Internally displaced people line up to receive aid in Bamenda, April 3, 2019.
Internally displaced people line up to receive aid in Bamenda, April 3, 2019.

Cameroon officials say the number of people displaced by the separatist war in the English-speaking regions has plummeted, indicating the government is winning the conflict. However, nongovernmental organizations say the number has remained steady at a half-million, with a huge majority living in desperate conditions.

At the Cathedral Hall of the Roman Catholic Church in Bamenda, Christians sing as they receive 35 people who fled clashes last Monday between the military and separatist fighters in the town of Kumbo.

"We were caught inside the crossfire," Joseph Mussa told VOA. He says he escaped with his wife and six children after they had counted 11 corpses within a week..

"Luckily for us we know some bush roads, bush tracks. We had to find our way across the bush and streams, even spending some nights in the bush, and we find ourselves in Bamenda where we are crowded in small narrow room," he said.

Last week, the Catholic diocese of Kumbo said it had documented evidence that 385 civilians were killed and 750 houses torched within seven months in Kumbo alone, and young people had deserted most villages, leaving only the very old.

Cameroon's territorial administration minister, Paul Atanga Nji, speaks during a news conference in Yaounde, April 4, 2019.
Cameroon's territorial administration minister, Paul Atanga Nji, speaks during a news conference in Yaounde, April 4, 2019.

Paul Atanga Nji, Cameroon's territorial administration minister, says the situation in the northwest and southwest regions has improved greatly, and the number of internally displaced people has dropped 70 percent from its peak of 500,000 early last year.

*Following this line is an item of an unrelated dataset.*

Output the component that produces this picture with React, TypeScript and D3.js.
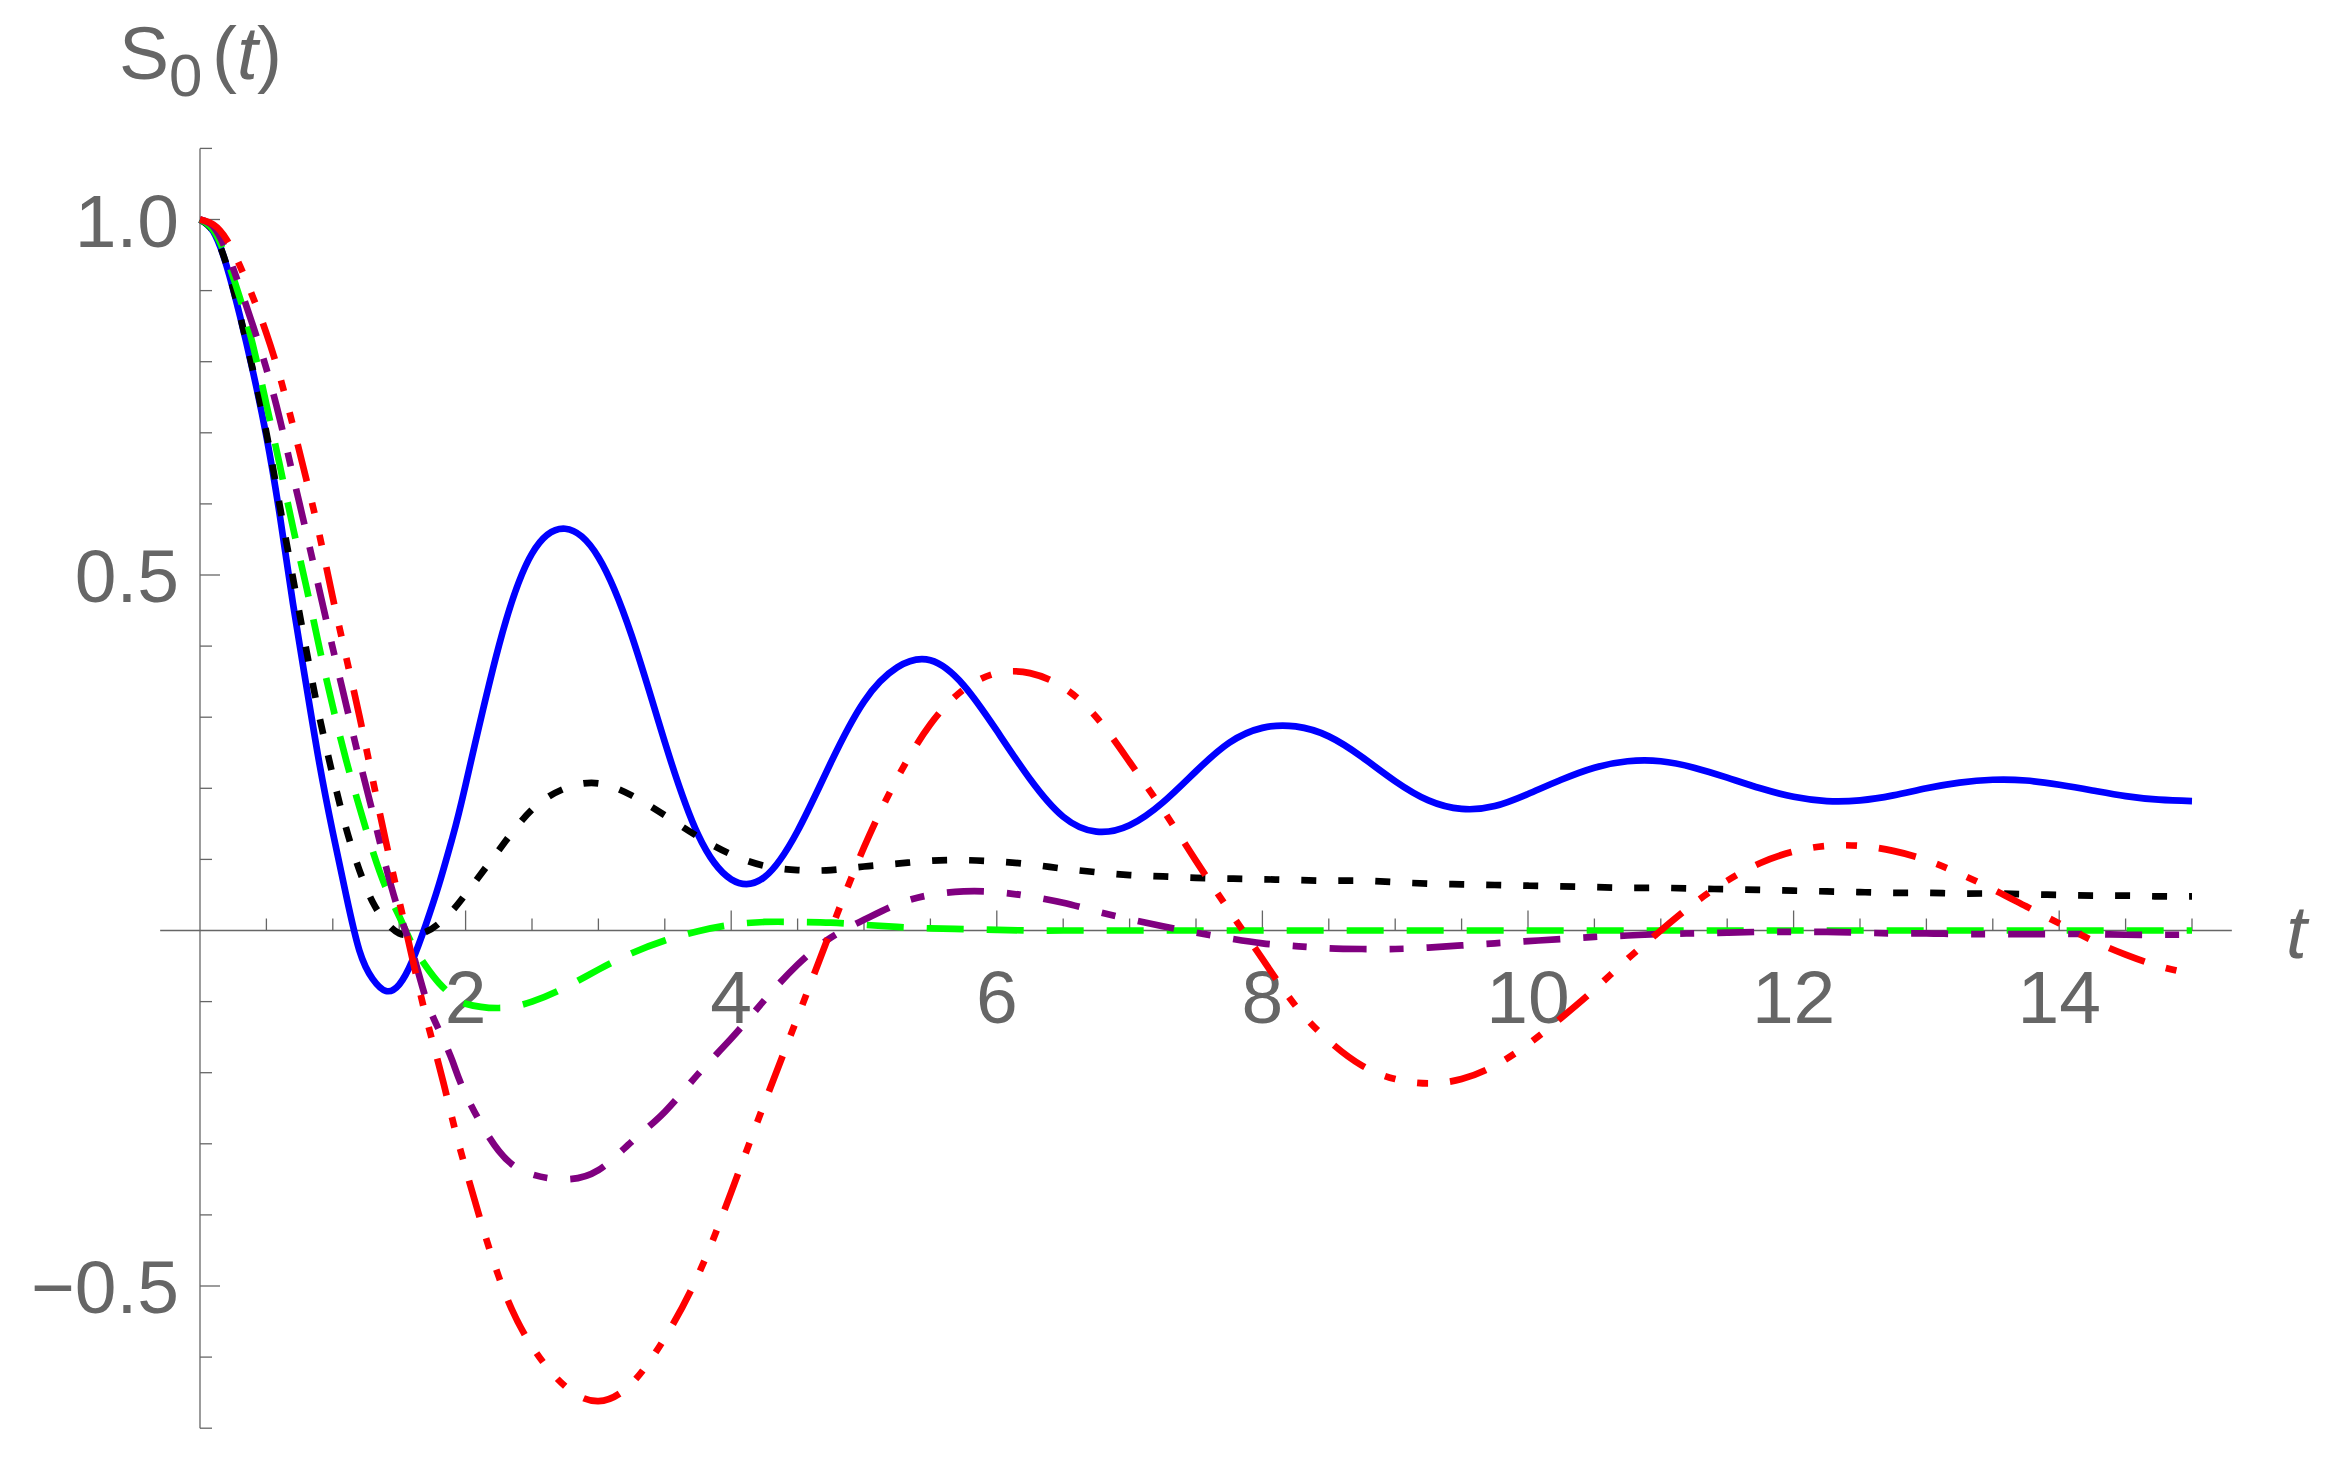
import React from 'react';
import * as d3 from 'd3';

// time grid (shared by all series)
const T = [
  0, 0.1, 0.2, 0.3, 0.4, 0.5, 0.6, 0.7, 0.8, 0.9, 1.0, 1.1, 1.2, 1.3, 1.4, 1.5, 1.6, 1.7, 1.8, 1.9, 2.0,
  2.25, 2.5, 2.75, 3.0, 3.25, 3.5, 3.75, 4.0, 4.25, 4.5, 4.75, 5.0, 5.25, 5.5, 5.75, 6.0,
  6.25, 6.5, 6.75, 7.0, 7.25, 7.5, 7.75, 8.0, 8.25, 8.5, 8.75, 9.0, 9.25, 9.5, 9.75, 10.0,
  10.25, 10.5, 10.75, 11.0, 11.25, 11.5, 11.75, 12.0, 12.25, 12.5, 12.75, 13.0, 13.25, 13.5, 13.75, 14.0,
  14.25, 14.5, 14.75, 15.0,
];

const blueS = [
  1.0, 0.983, 0.935, 0.865, 0.785, 0.695, 0.585, 0.46, 0.345, 0.234, 0.138, 0.05, -0.028, -0.068, -0.085, -0.076, -0.042, 0.008, 0.065, 0.13, 0.205,
  0.4, 0.53, 0.565, 0.525, 0.415, 0.265, 0.135, 0.072, 0.075, 0.14, 0.236, 0.322, 0.37, 0.38, 0.345, 0.281,
  0.213, 0.16, 0.139, 0.148, 0.18, 0.224, 0.264, 0.285, 0.287, 0.273, 0.244, 0.21, 0.183, 0.171, 0.175, 0.192,
  0.212, 0.229, 0.238, 0.238, 0.229, 0.215, 0.2, 0.188, 0.182, 0.183, 0.19, 0.2, 0.208, 0.212, 0.211, 0.205,
  0.197, 0.189, 0.184, 0.182,
];

const blackS = [
  1.0, 0.983, 0.936, 0.866, 0.787, 0.70, 0.598, 0.496, 0.395, 0.30, 0.218, 0.144, 0.085, 0.04, 0.012, -0.004, -0.006, -0.002, 0.01, 0.028, 0.051,
  0.113, 0.17, 0.2, 0.207, 0.19, 0.162, 0.132, 0.107, 0.091, 0.085, 0.085, 0.09, 0.094, 0.098, 0.099, 0.097,
  0.093, 0.087, 0.082, 0.078, 0.076, 0.074, 0.073, 0.072, 0.071, 0.07, 0.07, 0.068, 0.066, 0.065, 0.064, 0.063,
  0.062, 0.061, 0.06, 0.06, 0.059, 0.058, 0.057, 0.056, 0.055, 0.054, 0.053, 0.053, 0.052, 0.052, 0.051, 0.05,
  0.049, 0.049, 0.048, 0.048,
];

const greenS = [
  1.0, 0.985, 0.945, 0.89, 0.822, 0.74, 0.655, 0.567, 0.484, 0.397, 0.315, 0.24, 0.174, 0.112, 0.06, 0.02, -0.02, -0.05, -0.074, -0.092, -0.103,
  -0.109, -0.1, -0.08, -0.055, -0.032, -0.014, -0.001, 0.008, 0.012, 0.012, 0.011, 0.008, 0.005, 0.003, 0.002, 0.001,
  0.0, 0.0, 0.0, 0.0, 0.0, 0.0, 0.0, 0.0, 0.0, 0.0, 0.0, 0.0, 0.0, 0.0, 0.0, 0.0,
  0.0, 0.0, 0.0, 0.0, 0.0, 0.0, 0.0, 0.0, 0.0, 0.0, 0.0, 0.0, 0.0, 0.0, 0.0, 0.0,
  0.0, 0.0, 0.0, 0.0,
];

const purpleS = [
  1.0, 0.99, 0.955, 0.905, 0.85, 0.79, 0.72, 0.64, 0.56, 0.478, 0.397, 0.318, 0.24, 0.166, 0.09, 0.025, -0.03, -0.095, -0.14, -0.183, -0.23,
  -0.31, -0.343, -0.35, -0.337, -0.297, -0.255, -0.202, -0.152, -0.098, -0.048, -0.01, 0.015, 0.037, 0.05, 0.055, 0.054,
  0.048, 0.039, 0.027, 0.016, 0.006, -0.003, -0.011, -0.018, -0.022, -0.025, -0.026, -0.026, -0.024, -0.021, -0.018, -0.015,
  -0.012, -0.009, -0.007, -0.005, -0.004, -0.003, -0.002, -0.002, -0.002, -0.003, -0.004, -0.004, -0.005, -0.005, -0.005, -0.005,
  -0.005, -0.006, -0.006, -0.006,
];

const redS = [
  1.0, 0.993, 0.972, 0.935, 0.89, 0.84, 0.78, 0.71, 0.635, 0.556, 0.468, 0.385, 0.302, 0.213, 0.125, 0.042, -0.04, -0.12, -0.19, -0.265, -0.335,
  -0.487, -0.585, -0.641, -0.662, -0.637, -0.573, -0.485, -0.368, -0.243, -0.122, 0.0, 0.117, 0.214, 0.29, 0.339, 0.362,
  0.362, 0.342, 0.3, 0.237, 0.17, 0.098, 0.028, -0.04, -0.106, -0.155, -0.19, -0.209, -0.215, -0.209, -0.19, -0.16,
  -0.123, -0.083, -0.04, 0.0, 0.038, 0.07, 0.095, 0.111, 0.119, 0.119, 0.112, 0.099, 0.08, 0.058, 0.034, 0.01,
  -0.014, -0.034, -0.05, -0.061,
];

const X_MAJOR = [2, 4, 6, 8, 10, 12, 14];
const X_LABELS = ['2', '4', '6', '8', '10', '12', '14'];
const Y_MAJOR = [-0.5, 0.5, 1.0];
const Y_LABELS = ['\u22120.5', '0.5', '1.0'];

const SERIES = [
  { name: 'blue', values: blueS, color: '#0000ff', dash: null as string | null },
  { name: 'black', values: blackS, color: '#000000', dash: '15 22' },
  { name: 'green', values: greenS, color: '#00ff00', dash: '37 23' },
  { name: 'purple', values: purpleS, color: '#800080', dash: '37 23 14 23' },
  { name: 'red', values: redS, color: '#ff0000', dash: '38 22 11 22 11 22' },
];

const GRAY = '#666666';
const FONT = '"Liberation Sans", Arial, Helvetica, sans-serif';

export default function App() {
  const W = 2344;
  const H = 1462;
  const x = d3.scaleLinear().domain([0, 15]).range([200, 2192]);
  const y = d3.scaleLinear().domain([0, 1]).range([930.5, 219.5]);

  const line = d3
    .line<number>()
    .x((_, i) => x(T[i]))
    .y((d) => y(d))
    .curve(d3.curveNatural);

  const xMinor = d3.range(1, 31).map((i) => i * 0.5).filter((v) => v % 2 !== 0);
  const yMinor = d3
    .range(-7, 12)
    .map((i) => i / 10)
    .filter((v) => Math.abs(v) > 1e-9 && Math.abs(Math.abs(v) - 0.5) > 1e-9 && Math.abs(v - 1) > 1e-9);

  const x0 = x(0);
  const y0 = y(0);

  return (
    <svg
      width={W}
      height={H}
      viewBox={`0 0 ${W} ${H}`}
      style={{ position: 'absolute', left: 0, top: 0, background: '#ffffff' }}
    >
      <rect x={0} y={0} width={W} height={H} fill="#ffffff" />
      {/* axes */}
      <g stroke={GRAY} strokeWidth={1.3} fill="none">
        <line x1={x(-0.3)} x2={x(15.3)} y1={y0} y2={y0} />
        <line x1={x0} x2={x0} y1={y(1.1)} y2={y(-0.7)} />
        {X_MAJOR.map((v) => (
          <line key={'xM' + v} x1={x(v)} x2={x(v)} y1={y0} y2={y0 - 20} />
        ))}
        {xMinor.map((v) => (
          <line key={'xm' + v} x1={x(v)} x2={x(v)} y1={y0} y2={y0 - 12} />
        ))}
        {Y_MAJOR.map((v) => (
          <line key={'yM' + v} x1={x0} x2={x0 + 20} y1={y(v)} y2={y(v)} />
        ))}
        {yMinor.map((v) => (
          <line key={'ym' + v} x1={x0} x2={x0 + 12} y1={y(v)} y2={y(v)} />
        ))}
      </g>

      {/* tick labels */}
      <g fill={GRAY} fontFamily={FONT} fontSize={75}>
        {X_MAJOR.map((v, i) => (
          <text key={'xl' + v} x={x(v)} y={y0 + 92} textAnchor="middle">
            {X_LABELS[i]}
          </text>
        ))}
        {Y_MAJOR.map((v, i) => (
          <text key={'yl' + v} x={x0 - 21} y={y(v) + 27} textAnchor="end">
            {Y_LABELS[i]}
          </text>
        ))}
      </g>

      {/* axis labels */}
      <g fill={GRAY} fontFamily={FONT}>
        <text y={79} fontSize={75}>
          <tspan x={119}>S</tspan>
          <tspan x={169} y={96} fontSize={60}>0</tspan>
          <tspan x={212} y={79}>(</tspan>
          <tspan x={237} fontStyle="italic">t</tspan>
          <tspan x={257}>)</tspan>
        </text>
        <text x={2286} y={958} fontSize={75} fontStyle="italic">
          t
        </text>
      </g>

      {/* curves */}
      <g fill="none" strokeLinejoin="round">
        {SERIES.map((s) => (
          <path
            key={s.name}
            d={line(s.values) || ''}
            stroke={s.color}
            strokeWidth={6.7}
            strokeDasharray={s.dash || undefined}
            strokeLinecap="butt"
          />
        ))}
      </g>
    </svg>
  );
}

"Statistics from administrative authorities and NGOs working in close collaboration with the government show there are about 152,000 internally displaced in the two regions," he said. "Inflating the number presents another danger which can even jeopardize the sovereignty of the state."

Atanga Nji said the government has supplied humanitarian aid to 100,000 of the displaced and will eventually reach the other 50,000 living in hard-to-access areas.

He dismissed as unfounded local media reports that the aid cannot reach everyone in need because of continued clashes between the military and English-speaking separatists who seek to break away from Cameroon and its French-speaking majority.

Piles of food aid, left, and mattresses, right, are distributed to internally displaced people in the English-speaking town of Bamenda, April 3, 2019.
Piles of food aid, left, and mattresses, right, are distributed to internally displaced people in the English-speaking town of Bamenda, April 3, 2019.

But NGOs have contested the government's figures.

"We have 600,000 and above, and the U.N. says it is 500,000 and above, and all credible organizations are above the 500,000 mark, and these are professional organizations, which have a history of doing such a job [gathering statistics]," said lawyer Agbor Balla, founder and executive director of the Center for Human Rights and Democracy in Africa. "But being as it may, the focus is to ensure that the necessary aid, food and non-food items are provided to those who are internally displaced."

He says Atanga Nji's figures are politically motivated, and designed to show the government is resolving the crisis.